I don't know. André Staltz is a great programmer, but I can't help but think what seems "opinionated" to him about promises boils down to the fact that they don't perfectly match certain quasi-ideological preferences he has about async programming, at the expense of all other concerns. As he states at the end, promises still work, you can get things done and everything is fine. But the part about them being opinionated I just can't get behind.

In fact, if promises worked the way he wanted them to, it would hurt the ecosystem in every category he mentions. Lazy promises would cease representing a single value, and be un-cacheable. Promises that didn't flatten inner promises would create endless confusion and ambiguity over "onion-promise" scenarios. Sometimes-synchronous promises would introduce subtle and sometimes catastrophic runtime ambiguities (aka "release zalgo").
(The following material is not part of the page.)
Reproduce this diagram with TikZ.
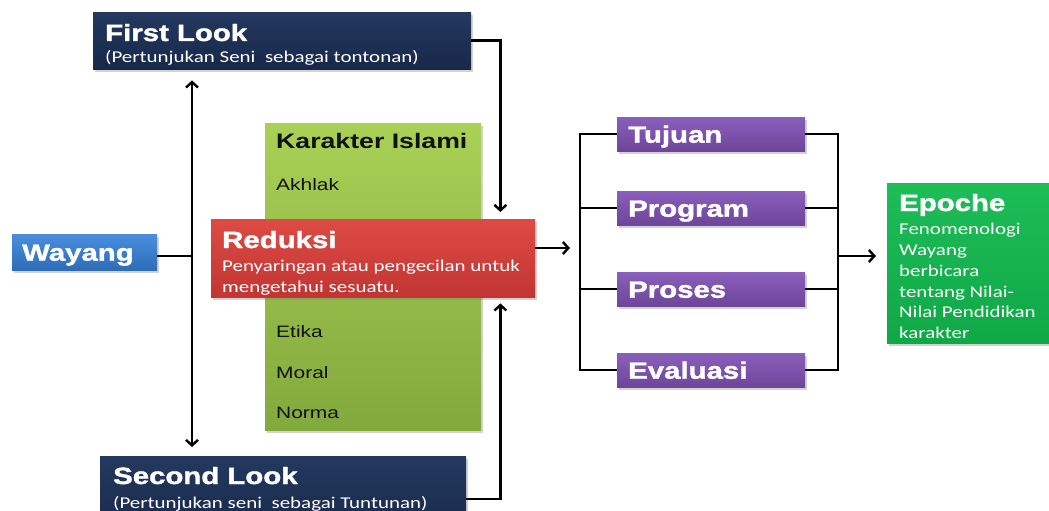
\documentclass[tikz,border=0pt]{standalone}
\usepackage{fontspec}
\setmainfont{Liberation Sans}[FakeStretch=1.27]
\newfontfamily\headfont{Liberation Sans Bold}[FakeStretch=1.25,FakeBold=1.6]
\newfontfamily\calfont{Carlito}[FakeStretch=1.27]
\usetikzlibrary{arrows.meta,positioning,calc,shadows}
\definecolor{NavyTop}{HTML}{24395F}
\definecolor{NavyBot}{HTML}{17284A}
\definecolor{SkyTop}{HTML}{4A8FDE}
\definecolor{SkyBot}{HTML}{2E6CB9}
\definecolor{LeafTop}{HTML}{A9D156}
\definecolor{LeafBot}{HTML}{82A93C}
\definecolor{BrickTop}{HTML}{DE4B45}
\definecolor{BrickBot}{HTML}{C13532}
\definecolor{PlumTop}{HTML}{8A5FBC}
\definecolor{PlumBot}{HTML}{6D4599}
\definecolor{MintTop}{HTML}{1DBD58}
\definecolor{MintBot}{HTML}{0FA846}
\definecolor{Ink}{HTML}{111111}
\tikzset{
  panel/.style={anchor=north west,inner sep=0pt,drop shadow={opacity=0.35,shadow xshift=1.5pt,shadow yshift=-2.5pt}},
  navybox/.style={panel,top color=NavyTop,bottom color=NavyBot},
  leafbox/.style={panel,top color=LeafTop,bottom color=LeafBot},
  brickbox/.style={panel,top color=BrickTop,bottom color=BrickBot},
  mintbox/.style={panel,top color=MintTop,bottom color=MintBot},
  skybox/.style={panel,top color=SkyTop,bottom color=SkyBot,minimum width=145pt,minimum height=36pt,
    text width=125pt,inner xsep=10pt,align=left,text height=17pt,text depth=0pt,text=white,
    font=\headfont\fontsize{23.5}{26}\selectfont},
  plumbox/.style={panel,top color=PlumTop,bottom color=PlumBot,minimum width=188pt,minimum height=34pt,
    text width=166pt,inner xsep=11pt,align=left,text height=17pt,text depth=0pt,text=white,
    font=\headfont\fontsize{23.5}{26}\selectfont},
  headtext/.style={anchor=base west,inner sep=0pt,text=white,font=\headfont\fontsize{23.5}{26}\selectfont},
  bodytext/.style={anchor=base west,inner sep=0pt,text=white,font=\calfont\fontsize{16.5}{20.8}\selectfont},
  blocktext/.style={anchor=north west,inner sep=0pt,align=left,text=white,font=\calfont\fontsize{16.5}{20.8}\selectfont},
  itemtext/.style={anchor=base west,inner sep=0pt,text=Ink,font=\fontsize{16.5}{20}\selectfont},
  conn/.style={draw=black,line width=2.4pt},
  arr/.style={conn,-{Straight Barb[length=5.5pt,width=12pt]}}
}
\begin{document}
\begin{tikzpicture}[x=1pt,y=-1pt]
  \clip (0,0) rectangle (1049,511);
  % boxes
  \node[navybox,minimum width=378pt,minimum height=57pt] (first) at (93,12) {};
  \node[navybox,minimum width=366pt,minimum height=82pt] (second) at (100,456) {};
  \node[skybox] (wayang) at (12,234) {Wayang};
  \node[leafbox,minimum width=216pt,minimum height=307pt] (karakter) at (265,123) {};
  \node[brickbox,minimum width=324pt,minimum height=78pt] (reduksi) at (211,219) {};
  \node[plumbox] (tujuan) at (617,117) {Tujuan};
  \node[plumbox] (program) at (617,191) {Program};
  \node[plumbox] (proses) at (617,272) {Proses};
  \node[plumbox] (evaluasi) at (617,353) {Evaluasi};
  \node[mintbox,minimum width=175pt,minimum height=160pt] (epoche) at (887,183) {};
  % texts
  \node[headtext] (firstT) at (105,41) {First Look};
  \node[bodytext] (firstS) at (105,63) {(Pertunjukan Seni\ \ sebagai tontonan)};
  \node[headtext] (secondT) at (113,484) {Second Look};
  \node[bodytext] (secondS) at (113,508) {(Pertunjukan seni\ \ sebagai Tuntunan)};
  \node[headtext,text=Ink,font=\fontsize{21}{24}\selectfont\bfseries] (karakterT) at (276,148) {Karakter Islami};
  \node[itemtext] (akhlak) at (276,190) {Akhlak};
  \node[itemtext] (etika) at (276,337) {Etika};
  \node[itemtext] (moral) at (276,378) {Moral};
  \node[itemtext] (norma) at (276,418) {Norma};
  \node[headtext] (reduksiT) at (222,248) {Reduksi};
  \node[blocktext] (reduksiS) at (222,260) {Penyaringan atau pengecilan untuk\\mengetahui sesuatu.};
  \node[headtext] (epocheT) at (899,211) {Epoche};
  \node[blocktext] (epocheS) at (899,223) {Fenomenologi\\Wayang\\berbicara\\tentang Nilai-\\Nilai Pendidikan\\karakter};
  % connectors
  \coordinate (trunk) at (192,256);
  \coordinate (lbr) at (580,248);
  \coordinate (rbr) at (838,256);
  \draw[conn] (wayang.east |- trunk) -- (trunk);
  \draw[arr,shorten >=11pt] (trunk) -- (first.south -| trunk);
  \draw[arr,shorten >=9pt] (trunk) -- (second.north -| trunk);
  \draw[arr,shorten >=7pt] (first.east) -| ($(reduksi.north east)+(-35,0)$);
  \draw[arr,shorten >=6pt] ([yshift=-2pt]second.east) -| ($(reduksi.south east)+(-35,0)$);
  \draw[arr,shorten >=10pt] (reduksi.east |- lbr) -- (lbr);
  \draw[conn] (tujuan.west) -| (lbr) |- (evaluasi.west);
  \draw[conn] (program.west) -- (program.west -| lbr);
  \draw[conn] (proses.west) -- (proses.west -| lbr);
  \draw[conn] (tujuan.east) -| (rbr) |- (evaluasi.east);
  \draw[conn] (program.east) -- (program.east -| rbr);
  \draw[conn] (proses.east) -- (proses.east -| rbr);
  \draw[arr,shorten >=11pt] (rbr) -- (epoche.west |- rbr);
\end{tikzpicture}
\end{document}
Even cancelable promises would raise thorny issues regarding whether promises are intended to be multicast or unicast, which is a problem the current design side-steps entirely.

Hi. First I'd like to comment that I wrote that blog post literally quickly because I just wanted to convert an informal Twitter thread into a more shareable and digestible format, so I didn't take the time to make it "hackernews comment resistant" if you know what I mean.
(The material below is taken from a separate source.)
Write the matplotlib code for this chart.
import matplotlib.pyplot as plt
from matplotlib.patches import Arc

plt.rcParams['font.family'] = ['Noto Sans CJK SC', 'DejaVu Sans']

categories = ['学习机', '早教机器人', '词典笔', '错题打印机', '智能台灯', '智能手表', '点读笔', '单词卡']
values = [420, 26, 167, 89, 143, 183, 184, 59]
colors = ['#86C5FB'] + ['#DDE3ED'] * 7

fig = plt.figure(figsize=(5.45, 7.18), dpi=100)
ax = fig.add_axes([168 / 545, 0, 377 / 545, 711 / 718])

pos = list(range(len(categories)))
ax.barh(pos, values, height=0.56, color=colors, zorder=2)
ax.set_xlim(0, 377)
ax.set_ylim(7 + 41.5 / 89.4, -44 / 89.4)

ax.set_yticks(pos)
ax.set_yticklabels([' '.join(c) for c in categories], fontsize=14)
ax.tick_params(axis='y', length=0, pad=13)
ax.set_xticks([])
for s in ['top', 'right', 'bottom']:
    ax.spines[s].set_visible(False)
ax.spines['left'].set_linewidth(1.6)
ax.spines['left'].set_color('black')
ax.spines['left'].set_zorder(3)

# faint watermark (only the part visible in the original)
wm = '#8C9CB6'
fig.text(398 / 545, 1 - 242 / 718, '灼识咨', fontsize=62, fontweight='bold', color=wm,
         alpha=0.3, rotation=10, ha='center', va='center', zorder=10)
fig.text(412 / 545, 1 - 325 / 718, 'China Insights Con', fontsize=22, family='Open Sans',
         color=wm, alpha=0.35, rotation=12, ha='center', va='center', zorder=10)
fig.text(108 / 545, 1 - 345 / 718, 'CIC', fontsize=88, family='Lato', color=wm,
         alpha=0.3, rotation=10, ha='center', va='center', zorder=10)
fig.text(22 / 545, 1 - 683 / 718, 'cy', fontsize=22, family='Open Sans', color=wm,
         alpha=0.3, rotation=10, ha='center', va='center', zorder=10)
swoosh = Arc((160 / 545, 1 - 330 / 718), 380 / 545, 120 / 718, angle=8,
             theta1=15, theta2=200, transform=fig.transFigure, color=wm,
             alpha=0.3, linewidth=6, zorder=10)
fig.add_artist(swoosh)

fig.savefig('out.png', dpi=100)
On opinionated choices: I try to base that on mathematics. When it comes to async programming, that means equational reasoning and following some basic properties such as composition, associativity, left identity, right identity, etc, see https://github.com/fantasyland/fantasy-land . These would be neutral because math is often neutral. For instance, if intelligent aliens exist, they probably figured out the circle just like we did.

On ideological preferences: there isn't anything free of ideology, so yes I am motivated by some ideology, not unlike influential members of TC39. There, you'll often find opposition to functional programming ideas, even though JS was originally designed with influences from Scheme, and allowed functional programming better than, e.g., Java at the time. See these TC39 notes, for instance: https://github.com/tc39/tc39-notes/blob/master/es8/2017-09/s...

FP ideas are usually opposed because TC39 proposals are driven by concrete use cases, and FP is all about abstractions. FP ideology is that abstractions are good because they accomplish abstract goals, not a single particular concrete goal. That does not play well with the use-case-first process at TC39. So, ideologies.

On "it would hurt the ecosystem": I think by now a lot of people from different language communities recognize the success of RxJava/RxJS/Rx.NET, and it tackles all those complications you mentioned, but for even more complex use cases, because it handles multiple values over time. I'm not arguing that Rx is a silver bullet, I'm just saying the Rx community has first hand experience with solving and teaching solutions to the problems you mentioned in the second paragraph and it's nowhere near "catastrophic".